### Exercise
Copy out the material below in full, but not its images.

++++ Task input

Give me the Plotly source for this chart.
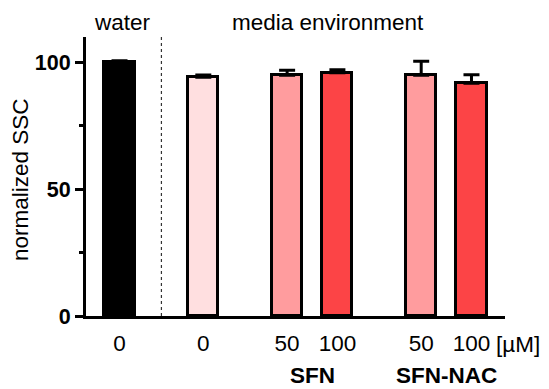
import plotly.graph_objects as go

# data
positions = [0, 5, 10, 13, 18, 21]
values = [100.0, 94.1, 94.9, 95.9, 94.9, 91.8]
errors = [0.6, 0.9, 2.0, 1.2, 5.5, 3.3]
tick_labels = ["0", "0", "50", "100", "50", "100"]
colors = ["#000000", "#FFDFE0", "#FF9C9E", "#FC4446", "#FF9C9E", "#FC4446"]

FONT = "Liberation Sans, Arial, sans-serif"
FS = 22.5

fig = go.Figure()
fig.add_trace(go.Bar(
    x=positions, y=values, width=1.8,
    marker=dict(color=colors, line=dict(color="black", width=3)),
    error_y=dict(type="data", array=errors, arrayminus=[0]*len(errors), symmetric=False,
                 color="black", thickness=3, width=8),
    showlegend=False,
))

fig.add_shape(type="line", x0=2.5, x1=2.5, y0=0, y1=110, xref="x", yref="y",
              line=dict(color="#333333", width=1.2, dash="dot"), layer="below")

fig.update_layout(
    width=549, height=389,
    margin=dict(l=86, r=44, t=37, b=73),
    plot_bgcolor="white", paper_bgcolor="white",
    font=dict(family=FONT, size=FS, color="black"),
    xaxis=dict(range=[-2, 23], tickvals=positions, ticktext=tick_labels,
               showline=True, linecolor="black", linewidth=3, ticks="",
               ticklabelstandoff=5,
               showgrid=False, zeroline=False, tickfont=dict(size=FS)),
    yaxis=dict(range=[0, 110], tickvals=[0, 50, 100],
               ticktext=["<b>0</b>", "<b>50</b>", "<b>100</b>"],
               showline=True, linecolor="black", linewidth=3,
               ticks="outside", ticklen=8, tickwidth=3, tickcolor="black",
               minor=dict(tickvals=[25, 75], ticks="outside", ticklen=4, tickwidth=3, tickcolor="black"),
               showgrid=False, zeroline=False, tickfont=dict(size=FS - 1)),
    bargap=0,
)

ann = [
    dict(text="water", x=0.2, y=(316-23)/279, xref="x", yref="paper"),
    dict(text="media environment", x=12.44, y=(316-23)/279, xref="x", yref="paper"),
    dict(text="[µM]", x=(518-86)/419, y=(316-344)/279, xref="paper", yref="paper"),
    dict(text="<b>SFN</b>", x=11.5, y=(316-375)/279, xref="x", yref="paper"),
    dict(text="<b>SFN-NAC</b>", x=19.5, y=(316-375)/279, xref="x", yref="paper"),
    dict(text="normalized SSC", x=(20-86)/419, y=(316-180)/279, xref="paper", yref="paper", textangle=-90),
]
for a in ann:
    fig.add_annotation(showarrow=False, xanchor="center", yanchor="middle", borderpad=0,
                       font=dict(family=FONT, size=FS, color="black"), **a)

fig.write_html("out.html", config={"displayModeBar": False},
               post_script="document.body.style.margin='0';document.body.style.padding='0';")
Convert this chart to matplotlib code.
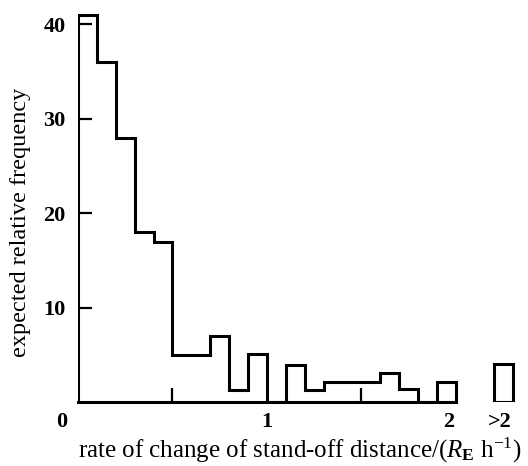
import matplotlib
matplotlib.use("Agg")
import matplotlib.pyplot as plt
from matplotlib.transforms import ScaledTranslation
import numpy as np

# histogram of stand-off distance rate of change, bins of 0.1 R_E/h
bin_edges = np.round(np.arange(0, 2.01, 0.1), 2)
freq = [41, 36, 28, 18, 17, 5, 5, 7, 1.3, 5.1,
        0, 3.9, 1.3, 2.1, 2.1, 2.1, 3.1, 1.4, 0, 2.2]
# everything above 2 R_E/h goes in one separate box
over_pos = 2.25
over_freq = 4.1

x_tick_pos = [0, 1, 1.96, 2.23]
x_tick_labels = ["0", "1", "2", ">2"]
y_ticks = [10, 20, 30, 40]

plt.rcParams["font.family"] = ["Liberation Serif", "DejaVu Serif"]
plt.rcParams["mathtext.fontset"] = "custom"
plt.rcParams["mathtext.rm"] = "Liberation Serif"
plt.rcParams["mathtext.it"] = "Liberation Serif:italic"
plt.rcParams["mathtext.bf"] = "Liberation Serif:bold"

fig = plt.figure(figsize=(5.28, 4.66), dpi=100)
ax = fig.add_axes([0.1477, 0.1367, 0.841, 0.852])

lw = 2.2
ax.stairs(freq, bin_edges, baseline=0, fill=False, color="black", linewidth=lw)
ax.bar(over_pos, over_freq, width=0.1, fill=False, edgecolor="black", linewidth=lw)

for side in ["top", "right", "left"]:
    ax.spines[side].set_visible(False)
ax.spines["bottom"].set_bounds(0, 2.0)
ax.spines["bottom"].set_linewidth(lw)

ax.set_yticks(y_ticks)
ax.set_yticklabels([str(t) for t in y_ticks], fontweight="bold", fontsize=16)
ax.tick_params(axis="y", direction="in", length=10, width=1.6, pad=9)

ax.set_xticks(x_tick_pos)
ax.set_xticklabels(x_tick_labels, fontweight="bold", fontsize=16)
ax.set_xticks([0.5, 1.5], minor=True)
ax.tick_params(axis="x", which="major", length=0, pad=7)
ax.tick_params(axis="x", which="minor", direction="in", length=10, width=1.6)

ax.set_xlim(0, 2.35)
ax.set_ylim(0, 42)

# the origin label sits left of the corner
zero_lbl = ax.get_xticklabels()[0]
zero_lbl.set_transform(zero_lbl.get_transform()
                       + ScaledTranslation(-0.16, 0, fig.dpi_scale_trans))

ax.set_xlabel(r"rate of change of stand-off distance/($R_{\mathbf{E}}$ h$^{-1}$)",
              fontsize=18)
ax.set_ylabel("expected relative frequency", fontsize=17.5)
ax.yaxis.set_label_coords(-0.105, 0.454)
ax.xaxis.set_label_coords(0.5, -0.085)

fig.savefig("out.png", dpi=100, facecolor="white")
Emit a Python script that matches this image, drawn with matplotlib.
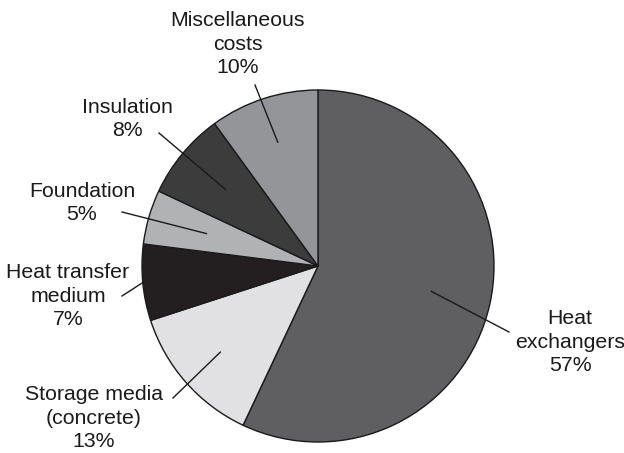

++++++++

### The completed task
Give me the Plotly source for this chart.
import plotly.graph_objects as go

# data
positions = [0, 5, 10, 13, 18, 21]
values = [100.0, 94.1, 94.9, 95.9, 94.9, 91.8]
errors = [0.6, 0.9, 2.0, 1.2, 5.5, 3.3]
tick_labels = ["0", "0", "50", "100", "50", "100"]
colors = ["#000000", "#FFDFE0", "#FF9C9E", "#FC4446", "#FF9C9E", "#FC4446"]

FONT = "Liberation Sans, Arial, sans-serif"
FS = 22.5

fig = go.Figure()
fig.add_trace(go.Bar(
    x=positions, y=values, width=1.8,
    marker=dict(color=colors, line=dict(color="black", width=3)),
    error_y=dict(type="data", array=errors, arrayminus=[0]*len(errors), symmetric=False,
                 color="black", thickness=3, width=8),
    showlegend=False,
))

fig.add_shape(type="line", x0=2.5, x1=2.5, y0=0, y1=110, xref="x", yref="y",
              line=dict(color="#333333", width=1.2, dash="dot"), layer="below")

fig.update_layout(
    width=549, height=389,
    margin=dict(l=86, r=44, t=37, b=73),
    plot_bgcolor="white", paper_bgcolor="white",
    font=dict(family=FONT, size=FS, color="black"),
    xaxis=dict(range=[-2, 23], tickvals=positions, ticktext=tick_labels,
               showline=True, linecolor="black", linewidth=3, ticks="",
               ticklabelstandoff=5,
               showgrid=False, zeroline=False, tickfont=dict(size=FS)),
    yaxis=dict(range=[0, 110], tickvals=[0, 50, 100],
               ticktext=["<b>0</b>", "<b>50</b>", "<b>100</b>"],
               showline=True, linecolor="black", linewidth=3,
               ticks="outside", ticklen=8, tickwidth=3, tickcolor="black",
               minor=dict(tickvals=[25, 75], ticks="outside", ticklen=4, tickwidth=3, tickcolor="black"),
               showgrid=False, zeroline=False, tickfont=dict(size=FS - 1)),
    bargap=0,
)

ann = [
    dict(text="water", x=0.2, y=(316-23)/279, xref="x", yref="paper"),
    dict(text="media environment", x=12.44, y=(316-23)/279, xref="x", yref="paper"),
    dict(text="[µM]", x=(518-86)/419, y=(316-344)/279, xref="paper", yref="paper"),
    dict(text="<b>SFN</b>", x=11.5, y=(316-375)/279, xref="x", yref="paper"),
    dict(text="<b>SFN-NAC</b>", x=19.5, y=(316-375)/279, xref="x", yref="paper"),
    dict(text="normalized SSC", x=(20-86)/419, y=(316-180)/279, xref="paper", yref="paper", textangle=-90),
]
for a in ann:
    fig.add_annotation(showarrow=False, xanchor="center", yanchor="middle", borderpad=0,
                       font=dict(family=FONT, size=FS, color="black"), **a)

fig.write_html("out.html", config={"displayModeBar": False},
               post_script="document.body.style.margin='0';document.body.style.padding='0';")
Convert this chart to matplotlib code.
import matplotlib
matplotlib.use("Agg")
import matplotlib.pyplot as plt
from matplotlib.transforms import ScaledTranslation
import numpy as np

# histogram of stand-off distance rate of change, bins of 0.1 R_E/h
bin_edges = np.round(np.arange(0, 2.01, 0.1), 2)
freq = [41, 36, 28, 18, 17, 5, 5, 7, 1.3, 5.1,
        0, 3.9, 1.3, 2.1, 2.1, 2.1, 3.1, 1.4, 0, 2.2]
# everything above 2 R_E/h goes in one separate box
over_pos = 2.25
over_freq = 4.1

x_tick_pos = [0, 1, 1.96, 2.23]
x_tick_labels = ["0", "1", "2", ">2"]
y_ticks = [10, 20, 30, 40]

plt.rcParams["font.family"] = ["Liberation Serif", "DejaVu Serif"]
plt.rcParams["mathtext.fontset"] = "custom"
plt.rcParams["mathtext.rm"] = "Liberation Serif"
plt.rcParams["mathtext.it"] = "Liberation Serif:italic"
plt.rcParams["mathtext.bf"] = "Liberation Serif:bold"

fig = plt.figure(figsize=(5.28, 4.66), dpi=100)
ax = fig.add_axes([0.1477, 0.1367, 0.841, 0.852])

lw = 2.2
ax.stairs(freq, bin_edges, baseline=0, fill=False, color="black", linewidth=lw)
ax.bar(over_pos, over_freq, width=0.1, fill=False, edgecolor="black", linewidth=lw)

for side in ["top", "right", "left"]:
    ax.spines[side].set_visible(False)
ax.spines["bottom"].set_bounds(0, 2.0)
ax.spines["bottom"].set_linewidth(lw)

ax.set_yticks(y_ticks)
ax.set_yticklabels([str(t) for t in y_ticks], fontweight="bold", fontsize=16)
ax.tick_params(axis="y", direction="in", length=10, width=1.6, pad=9)

ax.set_xticks(x_tick_pos)
ax.set_xticklabels(x_tick_labels, fontweight="bold", fontsize=16)
ax.set_xticks([0.5, 1.5], minor=True)
ax.tick_params(axis="x", which="major", length=0, pad=7)
ax.tick_params(axis="x", which="minor", direction="in", length=10, width=1.6)

ax.set_xlim(0, 2.35)
ax.set_ylim(0, 42)

# the origin label sits left of the corner
zero_lbl = ax.get_xticklabels()[0]
zero_lbl.set_transform(zero_lbl.get_transform()
                       + ScaledTranslation(-0.16, 0, fig.dpi_scale_trans))

ax.set_xlabel(r"rate of change of stand-off distance/($R_{\mathbf{E}}$ h$^{-1}$)",
              fontsize=18)
ax.set_ylabel("expected relative frequency", fontsize=17.5)
ax.yaxis.set_label_coords(-0.105, 0.454)
ax.xaxis.set_label_coords(0.5, -0.085)

fig.savefig("out.png", dpi=100, facecolor="white")
Emit a Python script that matches this image, drawn with matplotlib.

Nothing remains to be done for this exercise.